Starvation leaves him too weak even to cry
Skin and bones, 10-year-old Ghazi Saleh lies on a hospital bed in Yemen's government-held third city Taez barely breathing. He weighs just eight kilogrammes (less than 18 pounds).
Starving and too weak to move or even cry, Ghazi can only look down at his emaciated body as he struggles to keep his eyes open.
Some 14 million Yemenis are at risk of famine, more than four years into the country's war.
At Al-Mudhafar Hospital where Ghazi is being treated, medics go from one bed to another to check on malnourished children -- including infants.
Eman Ali, a nurse at the hospital, said that Ghazi suffers from acute malnutrition.
"He has not eaten properly for a while now, and he ultimately reached this situation," she told AFP.
While some doctors and nurses weighed children, others tried to feed the young patients through syringes as they have become too weak to swallow.

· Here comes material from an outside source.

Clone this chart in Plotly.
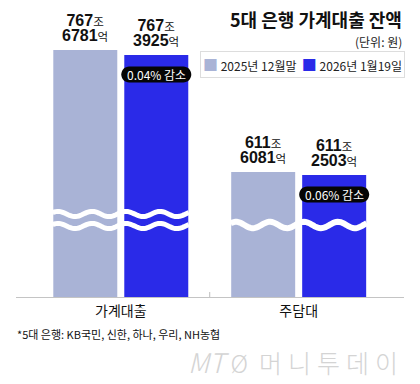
import numpy as np
import plotly.graph_objects as go

# ---------------- data ----------------
categories = ["가계대출", "주담대"]
series_names = ["2025년 12월말", "2026년 1월19일"]
values_dec = [767.6781, 611.6081]   # 단위: 조원
values_jan = [767.3925, 611.2503]
title_text = "5대 은행 가계대출 잔액"
unit_text = "(단위: 원)"
footnote_text = "*5대 은행: KB국민, 신한, 하나, 우리, NH농협"

# truncated (broken) value axes, one per category group
axis_ranges = [[753.57, 770.53], [596.70, 632.12]]

# ---------------- style ----------------
colors = ["#a9b3d6", "#2a2ae8"]
KFONT = "Noto Sans CJK KR, Noto Sans, sans-serif"
NFONT = "Liberation Sans Narrow, Liberation Sans, Arial, sans-serif"

W, H = 420, 384
L, R, T, B = 16, 16, 0, 87
PW, PH = W - L - R, H - T - B


def px(x):
    return (x - L) / PW


def py(y):
    return 1 - (y - T) / PH


BAR_OFF = 35.5   # px from category centre to each bar centre
HALF_GROUP = 68  # px half width of a bar group

fig = go.Figure()
yrefs = ["y", "y2"]
series_vals = [values_dec, values_jan]
for i, cat in enumerate(categories):
    for s, name in enumerate(series_names):
        fig.add_trace(go.Bar(
            x=[cat], y=[series_vals[s][i]], name=name,
            marker=dict(color=colors[s], line=dict(width=0)),
            yaxis=yrefs[i], showlegend=False, hoverinfo="skip"))

annotations = []
shapes = []


def fmt_parts(v):
    jo = int(v)
    eok = int(round((v - jo) * 10000))
    return jo, eok


NUM_SPAN = ("<span style='font-size:16px;font-family:Liberation Sans Narrow, "
            "Liberation Sans, Arial'><b>{}</b></span>")
for i, cat in enumerate(categories):
    yr = yrefs[i]
    for s in range(2):
        v = series_vals[s][i]
        jo, eok = fmt_parts(v)
        xs = -BAR_OFF if s == 0 else BAR_OFF
        annotations.append(dict(
            x=cat, y=v, xref="x", yref=yr, xshift=xs, yshift=4,
            yanchor="bottom", xanchor="center", showarrow=False, align="center",
            text=NUM_SPAN.format(jo) + "조<br>" + NUM_SPAN.format(eok) + "억",
            font=dict(family=KFONT, size=11.5, color="#111")))
    # decrease pill
    a, b = values_dec[i], values_jan[i]
    pct = (a - b) / a * 100
    cx, cy, hw, hh = BAR_OFF, -19.5, 35, 8
    r = hh
    k = 0.55 * r
    path = (f"M{cx-hw+r},{cy+hh} L{cx+hw-r},{cy+hh} "
            f"C{cx+hw-r+k},{cy+hh} {cx+hw},{cy+k} {cx+hw},{cy} "
            f"C{cx+hw},{cy-k} {cx+hw-r+k},{cy-hh} {cx+hw-r},{cy-hh} "
            f"L{cx-hw+r},{cy-hh} "
            f"C{cx-hw+r-k},{cy-hh} {cx-hw},{cy-k} {cx-hw},{cy} "
            f"C{cx-hw},{cy+k} {cx-hw+r-k},{cy+hh} {cx-hw+r},{cy+hh} Z")
    shapes.append(dict(type="path", xref="x", yref=yr, xsizemode="pixel", ysizemode="pixel",
                       xanchor=cat, yanchor=b, path=path,
                       fillcolor="#050505", line=dict(width=0), layer="above"))
    annotations.append(dict(
        x=cat, y=b, xref="x", yref=yr, xshift=BAR_OFF, yshift=-19.5,
        yanchor="middle", xanchor="center", showarrow=False,
        text=f"{pct:.2f}% 감소", font=dict(family=KFONT, size=12, color="white")))


def wave_path(center, amp, period, phase=0.0):
    xs = np.linspace(-HALF_GROUP, HALF_GROUP, 90)
    ys = center + amp * np.sin(2 * np.pi * xs / period + phase)
    return "M" + " L".join(f"{x:.2f},{y:.2f}" for x, y in zip(xs, ys))


# break marks (white waves): heights in px above the baseline
wave_specs = [
    [(83, 2.6, 34, 5.0), (71, 2.6, 34, 5.0)],
    [(72, 3.2, 34, 6.0)],
]
for i, cat in enumerate(categories):
    for (c, amp, per, wdt) in wave_specs[i]:
        shapes.append(dict(type="path", xref="x", yref="paper", xsizemode="pixel",
                           ysizemode="pixel", xanchor=cat, yanchor=0,
                           path=wave_path(c, amp, per, phase=0.6),
                           line=dict(color="white", width=wdt), layer="above"))

# divider tick between the groups
shapes.append(dict(type="line", xref="x", yref="paper", ysizemode="pixel", yanchor=0,
                   x0=0.5, x1=0.5, y0=0, y1=5, line=dict(color="#bdbdbd", width=1)))

# title, unit, legend, footnote, watermark
annotations += [
    dict(x=px(404), y=py(18.5), xref="paper", yref="paper", xanchor="right", yanchor="middle",
         showarrow=False, text=f"<b>{title_text}</b>",
         font=dict(family=KFONT, size=18, color="#111")),
    dict(x=px(404), y=py(41), xref="paper", yref="paper", xanchor="right", yanchor="middle",
         showarrow=False, text=unit_text, font=dict(family=KFONT, size=12, color="#222")),
    dict(x=px(405), y=py(64), xref="paper", yref="paper", xanchor="right", yanchor="middle",
         showarrow=False,
         text=(f"<span style='color:{colors[0]};font-size:15px'>■</span> {series_names[0]}  "
               f"<span style='color:{colors[1]};font-size:15px'>■</span> {series_names[1]}"),
         bordercolor="#dddddd", borderwidth=1, borderpad=2,
         font=dict(family=KFONT, size=12, color="#222")),
    dict(x=px(15), y=py(334), xref="paper", yref="paper", xanchor="left", yanchor="middle",
         showarrow=False, text=footnote_text, font=dict(family=KFONT, size=11, color="#111")),
    dict(x=px(406), y=py(361), xref="paper", yref="paper", xanchor="right", yanchor="middle",
         showarrow=False,
         text=("<i><span style='font-size:27px'>MT</span></i> "
               "<span style='font-size:24px'>Ø</span>  "
               "<span style='letter-spacing:6px'>머니투데이</span>"),
         font=dict(family=KFONT, size=25, color="#d4d4d4", weight=300)),
]

fig.update_layout(
    width=W, height=H, margin=dict(l=L, r=R, t=T, b=B),
    paper_bgcolor="white", plot_bgcolor="white",
    barmode="group", bargap=0.202, bargroupgap=0.0986,
    xaxis=dict(type="category", categoryorder="array", categoryarray=categories,
               range=[-0.589, 1.592], showline=True, linecolor="#c4c4c4", linewidth=1,
               ticks="", showgrid=False, zeroline=False, ticklabelstandoff=1,
               tickfont=dict(family=KFONT, size=14, color="#111")),
    yaxis=dict(range=axis_ranges[0], visible=False, showgrid=False),
    yaxis2=dict(range=axis_ranges[1], visible=False, showgrid=False, overlaying="y"),
    annotations=annotations, shapes=shapes, showlegend=False,
)

fig.write_html("out.html", config={"displayModeBar": False},
               post_script="document.body.style.margin='0';document.body.style.overflow='hidden';")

Cases of malnourished children have become a reflection of the health system in Yemen, where children bear the brunt of the war between the Saudi-backed government and the Iran-aligned Huthi rebels.
Aid organisation Save the Children said on Wednesday that as many as 85,000 infants under the age of five may have died from starvation or disease since the Saudi-led military coalition intervened in March 2015.
"Children who die in this way suffer immensely as their vital organ functions slow down and eventually stop," said Save the Children's Yemen director Tamer Kirolos.
While the United Nations is hoping for peace talks to take place in Sweden by the end of this year, the situation on the ground remains dire with millions of children starving.
According to the UN children's agency (UNICEF), more than half of the 14 million people on the edge of famine are children. More than 22 million people -- three quarters of the Yemen's population -- now depend on humanitarian assistance to survive.